STATED TASK -
Write out the material again word for word, dropping any images it holds.
=== DATA EXTRACT ===
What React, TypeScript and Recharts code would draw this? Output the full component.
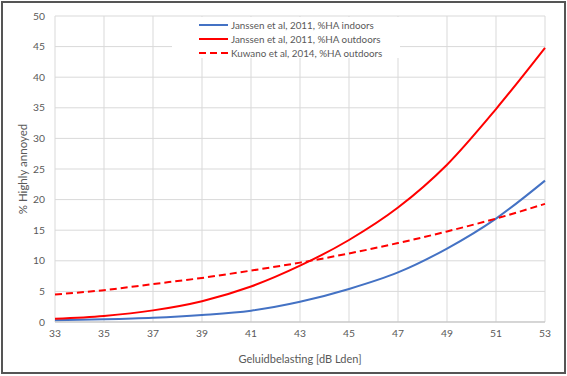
import React from 'react';
import {
  LineChart,
  Line,
  XAxis,
  YAxis,
  CartesianGrid,
  Legend,
} from 'recharts';

const levels = [33, 35, 37, 39, 41, 43, 45, 47, 49, 51, 53];
const indoors = [0.3, 0.45, 0.7, 1.15, 1.85, 3.3, 5.4, 8.1, 12.0, 16.9, 23.1];
const outdoors = [0.55, 1.0, 1.9, 3.4, 5.8, 9.2, 13.4, 18.7, 25.7, 34.8, 44.8];
const kuwano = [4.5, 5.2, 6.2, 7.2, 8.4, 9.7, 11.2, 12.9, 14.8, 16.9, 19.3];
const yTicks = [0, 5, 10, 15, 20, 25, 30, 35, 40, 45, 50];

const data = levels.map((x, i) => ({
  x,
  indoors: indoors[i],
  outdoors: outdoors[i],
  kuwano: kuwano[i],
}));

const FONT = 'Lato, "Liberation Sans", sans-serif';
const TEXT = '#595959';

const legendItems = [
  { label: 'Janssen et al, 2011, %HA indoors', color: '#4472C4', dash: undefined },
  { label: 'Janssen et al, 2011, %HA outdoors', color: '#FF0000', dash: undefined },
  { label: 'Kuwano et al, 2014, %HA outdoors', color: '#FF0000', dash: '7 4' },
];

const LegendBox = () => (
  <div style={{ paddingTop: 1, fontFamily: FONT }}>
    {legendItems.map((it) => (
      <div key={it.label} style={{ display: 'flex', alignItems: 'center', height: 14 }}>
        <svg width={29} height={6} style={{ marginLeft: 27 }}>
          <line x1={0} y1={3} x2={29} y2={3} stroke={it.color} strokeWidth={2} strokeDasharray={it.dash} />
        </svg>
        <span style={{ marginLeft: 3, fontSize: 9.8, color: TEXT, whiteSpace: 'nowrap' }}>{it.label}</span>
      </div>
    ))}
  </div>
);

export default function App() {
  return (
    <div style={{ position: 'absolute', left: 0, top: 0, width: 567, height: 376, fontFamily: FONT, background: '#fff' }}>
      <LineChart width={567} height={376} data={data} margin={{ top: 16, right: 22, bottom: 0, left: 0 }}>
        <CartesianGrid stroke="#d9d9d9" />
        <XAxis
          dataKey="x"
          type="number"
          domain={[33, 53]}
          ticks={levels}
          height={54}
          stroke="#bfbfbf"
          tickLine={false}
          tick={{ fontSize: 10.3, fill: TEXT }}
          label={{ value: 'Geluidbelasting [dB Lden]', position: 'insideBottom', offset: 13, fill: TEXT, fontSize: 11 }}
        />
        <YAxis
          domain={[0, 50]}
          ticks={yTicks}
          width={55}
          axisLine={false}
          tickLine={false}
          tickMargin={4}
          tick={{ fontSize: 10.3, fill: TEXT }}
          label={{ value: '% Highly annoyed', angle: -90, position: 'center', dx: -5, fill: TEXT, fontSize: 11.5 }}
        />
        <Legend
          layout="vertical"
          align="center"
          verticalAlign="middle"
          content={<LegendBox />}
          wrapperStyle={{ top: 17, left: 172, width: 228, height: 41, background: '#fff' }}
        />
        <Line type="monotone" dataKey="indoors" stroke="#4472C4" strokeWidth={2} dot={false} isAnimationActive={false} />
        <Line type="monotone" dataKey="outdoors" stroke="#FF0000" strokeWidth={2} dot={false} isAnimationActive={false} />
        <Line type="monotone" dataKey="kuwano" stroke="#FF0000" strokeWidth={2} strokeDasharray="7 4" dot={false} isAnimationActive={false} />
      </LineChart>
      <div style={{ position: 'absolute', left: 1, top: 1, width: 561, height: 369, border: '2px solid #555', pointerEvents: 'none' }} />
    </div>
  );
}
===
OUTPUT -
What React, TypeScript and Recharts code would draw this? Output the full component.
import React from 'react';
import {
  LineChart,
  Line,
  XAxis,
  YAxis,
  CartesianGrid,
  Legend,
} from 'recharts';

const levels = [33, 35, 37, 39, 41, 43, 45, 47, 49, 51, 53];
const indoors = [0.3, 0.45, 0.7, 1.15, 1.85, 3.3, 5.4, 8.1, 12.0, 16.9, 23.1];
const outdoors = [0.55, 1.0, 1.9, 3.4, 5.8, 9.2, 13.4, 18.7, 25.7, 34.8, 44.8];
const kuwano = [4.5, 5.2, 6.2, 7.2, 8.4, 9.7, 11.2, 12.9, 14.8, 16.9, 19.3];
const yTicks = [0, 5, 10, 15, 20, 25, 30, 35, 40, 45, 50];

const data = levels.map((x, i) => ({
  x,
  indoors: indoors[i],
  outdoors: outdoors[i],
  kuwano: kuwano[i],
}));

const FONT = 'Lato, "Liberation Sans", sans-serif';
const TEXT = '#595959';

const legendItems = [
  { label: 'Janssen et al, 2011, %HA indoors', color: '#4472C4', dash: undefined },
  { label: 'Janssen et al, 2011, %HA outdoors', color: '#FF0000', dash: undefined },
  { label: 'Kuwano et al, 2014, %HA outdoors', color: '#FF0000', dash: '7 4' },
];

const LegendBox = () => (
  <div style={{ paddingTop: 1, fontFamily: FONT }}>
    {legendItems.map((it) => (
      <div key={it.label} style={{ display: 'flex', alignItems: 'center', height: 14 }}>
        <svg width={29} height={6} style={{ marginLeft: 27 }}>
          <line x1={0} y1={3} x2={29} y2={3} stroke={it.color} strokeWidth={2} strokeDasharray={it.dash} />
        </svg>
        <span style={{ marginLeft: 3, fontSize: 9.8, color: TEXT, whiteSpace: 'nowrap' }}>{it.label}</span>
      </div>
    ))}
  </div>
);

export default function App() {
  return (
    <div style={{ position: 'absolute', left: 0, top: 0, width: 567, height: 376, fontFamily: FONT, background: '#fff' }}>
      <LineChart width={567} height={376} data={data} margin={{ top: 16, right: 22, bottom: 0, left: 0 }}>
        <CartesianGrid stroke="#d9d9d9" />
        <XAxis
          dataKey="x"
          type="number"
          domain={[33, 53]}
          ticks={levels}
          height={54}
          stroke="#bfbfbf"
          tickLine={false}
          tick={{ fontSize: 10.3, fill: TEXT }}
          label={{ value: 'Geluidbelasting [dB Lden]', position: 'insideBottom', offset: 13, fill: TEXT, fontSize: 11 }}
        />
        <YAxis
          domain={[0, 50]}
          ticks={yTicks}
          width={55}
          axisLine={false}
          tickLine={false}
          tickMargin={4}
          tick={{ fontSize: 10.3, fill: TEXT }}
          label={{ value: '% Highly annoyed', angle: -90, position: 'center', dx: -5, fill: TEXT, fontSize: 11.5 }}
        />
        <Legend
          layout="vertical"
          align="center"
          verticalAlign="middle"
          content={<LegendBox />}
          wrapperStyle={{ top: 17, left: 172, width: 228, height: 41, background: '#fff' }}
        />
        <Line type="monotone" dataKey="indoors" stroke="#4472C4" strokeWidth={2} dot={false} isAnimationActive={false} />
        <Line type="monotone" dataKey="outdoors" stroke="#FF0000" strokeWidth={2} dot={false} isAnimationActive={false} />
        <Line type="monotone" dataKey="kuwano" stroke="#FF0000" strokeWidth={2} strokeDasharray="7 4" dot={false} isAnimationActive={false} />
      </LineChart>
      <div style={{ position: 'absolute', left: 1, top: 1, width: 561, height: 369, border: '2px solid #555', pointerEvents: 'none' }} />
    </div>
  );
}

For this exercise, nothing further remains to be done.